### Information supplied
- - - - -
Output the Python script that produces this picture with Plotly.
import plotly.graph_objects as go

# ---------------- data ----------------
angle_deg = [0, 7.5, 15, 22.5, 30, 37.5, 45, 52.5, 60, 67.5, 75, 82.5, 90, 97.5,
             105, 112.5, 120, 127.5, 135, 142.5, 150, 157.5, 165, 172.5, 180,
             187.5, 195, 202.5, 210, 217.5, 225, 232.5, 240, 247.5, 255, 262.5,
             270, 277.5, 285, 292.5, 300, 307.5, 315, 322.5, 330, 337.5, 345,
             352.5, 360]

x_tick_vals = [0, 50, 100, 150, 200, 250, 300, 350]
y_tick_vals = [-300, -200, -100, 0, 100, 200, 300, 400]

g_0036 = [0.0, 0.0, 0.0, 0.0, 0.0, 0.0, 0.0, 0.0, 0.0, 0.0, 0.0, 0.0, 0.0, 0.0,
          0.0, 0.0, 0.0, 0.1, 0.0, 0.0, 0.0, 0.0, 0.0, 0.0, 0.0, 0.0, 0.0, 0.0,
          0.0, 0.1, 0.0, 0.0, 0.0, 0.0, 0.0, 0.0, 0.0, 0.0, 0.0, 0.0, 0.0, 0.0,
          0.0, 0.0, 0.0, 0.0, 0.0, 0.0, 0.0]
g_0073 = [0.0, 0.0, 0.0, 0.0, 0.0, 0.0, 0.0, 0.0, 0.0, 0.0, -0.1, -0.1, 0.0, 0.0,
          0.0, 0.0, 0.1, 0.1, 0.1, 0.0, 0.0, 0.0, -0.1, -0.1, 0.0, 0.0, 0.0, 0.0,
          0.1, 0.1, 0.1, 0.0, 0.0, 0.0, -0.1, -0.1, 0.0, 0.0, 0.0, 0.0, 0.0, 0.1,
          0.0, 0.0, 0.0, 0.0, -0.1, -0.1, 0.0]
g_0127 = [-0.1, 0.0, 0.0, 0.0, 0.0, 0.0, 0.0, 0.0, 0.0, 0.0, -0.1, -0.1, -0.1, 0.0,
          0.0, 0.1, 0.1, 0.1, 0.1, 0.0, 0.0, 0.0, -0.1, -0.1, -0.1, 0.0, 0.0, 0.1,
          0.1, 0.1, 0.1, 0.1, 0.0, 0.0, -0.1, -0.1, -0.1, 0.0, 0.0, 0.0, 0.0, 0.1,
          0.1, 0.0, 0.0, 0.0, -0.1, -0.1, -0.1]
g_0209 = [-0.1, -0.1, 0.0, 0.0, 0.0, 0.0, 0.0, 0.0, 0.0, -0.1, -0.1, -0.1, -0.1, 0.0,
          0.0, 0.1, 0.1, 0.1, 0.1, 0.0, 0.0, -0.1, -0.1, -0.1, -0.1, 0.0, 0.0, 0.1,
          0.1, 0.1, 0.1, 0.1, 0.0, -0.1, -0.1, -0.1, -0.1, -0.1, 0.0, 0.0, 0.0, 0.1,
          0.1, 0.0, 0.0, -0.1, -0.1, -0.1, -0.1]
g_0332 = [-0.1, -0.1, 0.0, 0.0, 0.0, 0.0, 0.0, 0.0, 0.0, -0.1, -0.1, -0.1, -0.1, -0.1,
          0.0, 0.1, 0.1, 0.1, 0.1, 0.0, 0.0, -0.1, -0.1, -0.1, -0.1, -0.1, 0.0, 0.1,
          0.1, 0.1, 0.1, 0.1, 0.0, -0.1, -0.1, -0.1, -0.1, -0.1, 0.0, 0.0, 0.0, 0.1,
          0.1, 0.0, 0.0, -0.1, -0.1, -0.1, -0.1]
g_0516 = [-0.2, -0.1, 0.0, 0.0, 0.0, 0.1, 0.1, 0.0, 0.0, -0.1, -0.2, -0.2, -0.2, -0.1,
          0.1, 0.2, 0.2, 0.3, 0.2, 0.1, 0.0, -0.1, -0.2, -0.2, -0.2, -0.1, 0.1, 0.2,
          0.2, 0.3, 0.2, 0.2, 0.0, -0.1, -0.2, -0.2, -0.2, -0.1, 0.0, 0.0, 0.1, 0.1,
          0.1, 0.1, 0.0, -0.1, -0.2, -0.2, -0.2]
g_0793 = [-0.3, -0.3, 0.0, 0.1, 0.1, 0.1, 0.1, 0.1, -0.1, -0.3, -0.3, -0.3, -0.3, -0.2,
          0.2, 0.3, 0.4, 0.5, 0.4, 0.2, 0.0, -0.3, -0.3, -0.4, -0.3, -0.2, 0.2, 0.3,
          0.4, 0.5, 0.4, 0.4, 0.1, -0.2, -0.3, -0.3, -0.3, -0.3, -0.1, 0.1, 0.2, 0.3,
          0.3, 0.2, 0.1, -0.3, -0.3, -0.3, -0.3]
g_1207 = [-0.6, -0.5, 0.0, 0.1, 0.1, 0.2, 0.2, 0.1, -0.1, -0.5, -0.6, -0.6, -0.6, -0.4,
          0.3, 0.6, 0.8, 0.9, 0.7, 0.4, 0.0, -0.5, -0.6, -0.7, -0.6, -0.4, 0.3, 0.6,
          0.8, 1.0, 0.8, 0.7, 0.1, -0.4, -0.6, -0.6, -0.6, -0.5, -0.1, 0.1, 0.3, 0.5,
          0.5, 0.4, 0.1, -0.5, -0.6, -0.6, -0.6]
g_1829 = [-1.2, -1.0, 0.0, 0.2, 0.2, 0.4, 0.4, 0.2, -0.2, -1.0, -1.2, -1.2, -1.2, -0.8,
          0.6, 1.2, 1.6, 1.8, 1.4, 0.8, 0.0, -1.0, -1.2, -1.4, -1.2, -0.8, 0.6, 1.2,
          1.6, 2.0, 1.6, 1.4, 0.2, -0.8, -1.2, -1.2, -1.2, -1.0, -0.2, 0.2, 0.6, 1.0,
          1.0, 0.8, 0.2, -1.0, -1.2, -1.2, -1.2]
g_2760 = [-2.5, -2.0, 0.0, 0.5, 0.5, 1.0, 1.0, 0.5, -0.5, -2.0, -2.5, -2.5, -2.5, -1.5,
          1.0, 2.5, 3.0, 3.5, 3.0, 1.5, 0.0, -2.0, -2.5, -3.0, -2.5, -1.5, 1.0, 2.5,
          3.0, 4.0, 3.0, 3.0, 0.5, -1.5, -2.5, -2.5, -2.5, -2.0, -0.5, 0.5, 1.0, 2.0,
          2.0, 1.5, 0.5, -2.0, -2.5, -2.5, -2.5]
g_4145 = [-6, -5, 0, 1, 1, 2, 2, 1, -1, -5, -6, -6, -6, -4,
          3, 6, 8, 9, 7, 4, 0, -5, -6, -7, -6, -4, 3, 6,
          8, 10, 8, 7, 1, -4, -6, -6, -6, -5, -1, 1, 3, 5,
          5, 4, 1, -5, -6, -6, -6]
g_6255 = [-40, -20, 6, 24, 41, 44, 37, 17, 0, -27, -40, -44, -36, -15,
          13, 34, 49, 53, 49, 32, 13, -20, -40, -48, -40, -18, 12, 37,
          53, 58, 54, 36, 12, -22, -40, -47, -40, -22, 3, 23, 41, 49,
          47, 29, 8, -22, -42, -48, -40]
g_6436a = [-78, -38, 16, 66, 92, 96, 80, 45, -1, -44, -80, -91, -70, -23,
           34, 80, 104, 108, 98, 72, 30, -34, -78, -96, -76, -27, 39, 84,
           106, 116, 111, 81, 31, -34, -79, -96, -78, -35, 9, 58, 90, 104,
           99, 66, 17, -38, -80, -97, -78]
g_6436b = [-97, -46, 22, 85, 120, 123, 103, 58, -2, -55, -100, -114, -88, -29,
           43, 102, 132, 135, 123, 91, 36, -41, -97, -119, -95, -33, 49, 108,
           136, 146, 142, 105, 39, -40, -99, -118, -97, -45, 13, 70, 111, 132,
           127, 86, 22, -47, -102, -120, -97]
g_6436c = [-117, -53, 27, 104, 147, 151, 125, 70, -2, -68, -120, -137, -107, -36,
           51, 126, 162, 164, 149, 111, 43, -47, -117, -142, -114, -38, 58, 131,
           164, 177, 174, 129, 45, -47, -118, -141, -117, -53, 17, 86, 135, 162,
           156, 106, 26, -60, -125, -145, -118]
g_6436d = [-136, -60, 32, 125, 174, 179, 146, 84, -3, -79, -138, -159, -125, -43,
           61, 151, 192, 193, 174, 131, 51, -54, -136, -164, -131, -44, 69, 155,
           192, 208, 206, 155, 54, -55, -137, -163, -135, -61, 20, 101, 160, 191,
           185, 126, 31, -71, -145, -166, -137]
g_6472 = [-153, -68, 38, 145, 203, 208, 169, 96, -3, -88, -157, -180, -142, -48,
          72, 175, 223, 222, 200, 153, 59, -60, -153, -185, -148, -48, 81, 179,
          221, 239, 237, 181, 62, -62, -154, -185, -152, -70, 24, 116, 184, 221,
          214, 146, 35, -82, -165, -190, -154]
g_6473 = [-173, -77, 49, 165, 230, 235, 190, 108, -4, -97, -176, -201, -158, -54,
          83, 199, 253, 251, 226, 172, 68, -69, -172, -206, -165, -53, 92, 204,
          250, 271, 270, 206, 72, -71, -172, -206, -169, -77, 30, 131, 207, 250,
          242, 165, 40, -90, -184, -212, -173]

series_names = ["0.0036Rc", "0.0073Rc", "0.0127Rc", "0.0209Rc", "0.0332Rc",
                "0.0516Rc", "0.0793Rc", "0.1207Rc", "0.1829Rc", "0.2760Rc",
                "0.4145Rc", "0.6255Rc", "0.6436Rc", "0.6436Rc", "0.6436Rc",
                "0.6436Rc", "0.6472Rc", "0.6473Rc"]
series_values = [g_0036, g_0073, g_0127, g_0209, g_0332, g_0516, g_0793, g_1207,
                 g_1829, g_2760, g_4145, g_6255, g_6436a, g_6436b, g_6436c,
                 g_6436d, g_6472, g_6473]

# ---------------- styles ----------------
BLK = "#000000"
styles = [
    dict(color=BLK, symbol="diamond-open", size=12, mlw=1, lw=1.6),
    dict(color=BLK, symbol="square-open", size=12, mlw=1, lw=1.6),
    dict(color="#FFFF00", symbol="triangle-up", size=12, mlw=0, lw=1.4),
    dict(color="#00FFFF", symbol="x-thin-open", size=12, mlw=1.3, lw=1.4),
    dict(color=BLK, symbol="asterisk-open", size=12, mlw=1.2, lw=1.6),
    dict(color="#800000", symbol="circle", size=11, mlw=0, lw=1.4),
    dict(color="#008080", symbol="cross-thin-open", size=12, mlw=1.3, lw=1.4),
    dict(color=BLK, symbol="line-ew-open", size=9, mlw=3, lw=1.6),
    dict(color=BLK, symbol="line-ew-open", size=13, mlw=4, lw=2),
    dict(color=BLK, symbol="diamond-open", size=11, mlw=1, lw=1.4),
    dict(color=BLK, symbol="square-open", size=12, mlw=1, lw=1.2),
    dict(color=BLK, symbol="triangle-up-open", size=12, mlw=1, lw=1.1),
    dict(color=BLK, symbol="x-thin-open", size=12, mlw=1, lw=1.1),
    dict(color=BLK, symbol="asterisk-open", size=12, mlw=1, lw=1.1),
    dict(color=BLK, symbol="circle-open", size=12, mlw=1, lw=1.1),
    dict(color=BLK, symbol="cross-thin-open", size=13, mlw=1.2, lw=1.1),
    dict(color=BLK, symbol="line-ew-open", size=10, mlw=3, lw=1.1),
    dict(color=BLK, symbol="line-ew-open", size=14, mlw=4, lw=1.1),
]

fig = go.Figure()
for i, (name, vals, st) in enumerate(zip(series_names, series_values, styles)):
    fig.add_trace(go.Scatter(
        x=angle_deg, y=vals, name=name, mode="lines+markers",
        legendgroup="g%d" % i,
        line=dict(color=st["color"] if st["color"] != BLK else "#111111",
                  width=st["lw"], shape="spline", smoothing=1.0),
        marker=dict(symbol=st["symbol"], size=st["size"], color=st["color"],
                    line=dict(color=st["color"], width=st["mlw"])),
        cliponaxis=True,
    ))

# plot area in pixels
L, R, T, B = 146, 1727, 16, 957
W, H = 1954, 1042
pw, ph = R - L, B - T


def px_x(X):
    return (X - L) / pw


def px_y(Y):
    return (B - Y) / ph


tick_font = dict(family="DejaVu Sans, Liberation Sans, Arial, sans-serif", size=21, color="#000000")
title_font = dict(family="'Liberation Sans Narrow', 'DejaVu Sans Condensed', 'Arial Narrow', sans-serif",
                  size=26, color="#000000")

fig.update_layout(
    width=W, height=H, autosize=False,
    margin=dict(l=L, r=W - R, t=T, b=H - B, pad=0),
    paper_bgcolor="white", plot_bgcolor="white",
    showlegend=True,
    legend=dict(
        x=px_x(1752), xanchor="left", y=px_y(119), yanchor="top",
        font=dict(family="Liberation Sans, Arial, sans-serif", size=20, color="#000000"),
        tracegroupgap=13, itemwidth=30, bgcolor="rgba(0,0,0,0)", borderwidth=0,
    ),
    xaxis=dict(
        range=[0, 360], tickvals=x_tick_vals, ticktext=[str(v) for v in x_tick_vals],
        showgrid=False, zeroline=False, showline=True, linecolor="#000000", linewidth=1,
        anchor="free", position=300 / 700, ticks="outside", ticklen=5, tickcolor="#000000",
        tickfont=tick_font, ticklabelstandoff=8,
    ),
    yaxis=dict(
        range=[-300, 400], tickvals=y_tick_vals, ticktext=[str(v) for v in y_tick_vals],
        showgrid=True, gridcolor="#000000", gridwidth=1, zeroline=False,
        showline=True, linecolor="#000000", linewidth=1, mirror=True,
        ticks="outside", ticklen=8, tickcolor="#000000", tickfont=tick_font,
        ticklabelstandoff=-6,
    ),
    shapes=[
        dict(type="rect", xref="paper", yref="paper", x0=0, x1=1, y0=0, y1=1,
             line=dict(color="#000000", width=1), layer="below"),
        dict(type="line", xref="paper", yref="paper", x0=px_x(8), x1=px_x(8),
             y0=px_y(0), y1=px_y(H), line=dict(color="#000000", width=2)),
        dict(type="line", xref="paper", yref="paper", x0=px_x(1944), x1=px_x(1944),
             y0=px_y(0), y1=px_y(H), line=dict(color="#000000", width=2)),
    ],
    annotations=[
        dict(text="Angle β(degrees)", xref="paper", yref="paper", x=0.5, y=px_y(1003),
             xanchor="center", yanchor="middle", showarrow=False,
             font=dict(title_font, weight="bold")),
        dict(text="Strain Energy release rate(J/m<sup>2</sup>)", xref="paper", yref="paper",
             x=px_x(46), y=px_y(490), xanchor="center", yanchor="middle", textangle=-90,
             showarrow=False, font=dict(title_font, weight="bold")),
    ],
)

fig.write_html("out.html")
- - - - -
What you return should be the lines from the start of the data through the line with "y_tick_vals = [-300, -200, -100, 0, 100, 200, 300, 400]", quoted exactly and nothing more.

Output the Python script that produces this picture with Plotly.
import plotly.graph_objects as go

# ---------------- data ----------------
angle_deg = [0, 7.5, 15, 22.5, 30, 37.5, 45, 52.5, 60, 67.5, 75, 82.5, 90, 97.5,
             105, 112.5, 120, 127.5, 135, 142.5, 150, 157.5, 165, 172.5, 180,
             187.5, 195, 202.5, 210, 217.5, 225, 232.5, 240, 247.5, 255, 262.5,
             270, 277.5, 285, 292.5, 300, 307.5, 315, 322.5, 330, 337.5, 345,
             352.5, 360]

x_tick_vals = [0, 50, 100, 150, 200, 250, 300, 350]
y_tick_vals = [-300, -200, -100, 0, 100, 200, 300, 400]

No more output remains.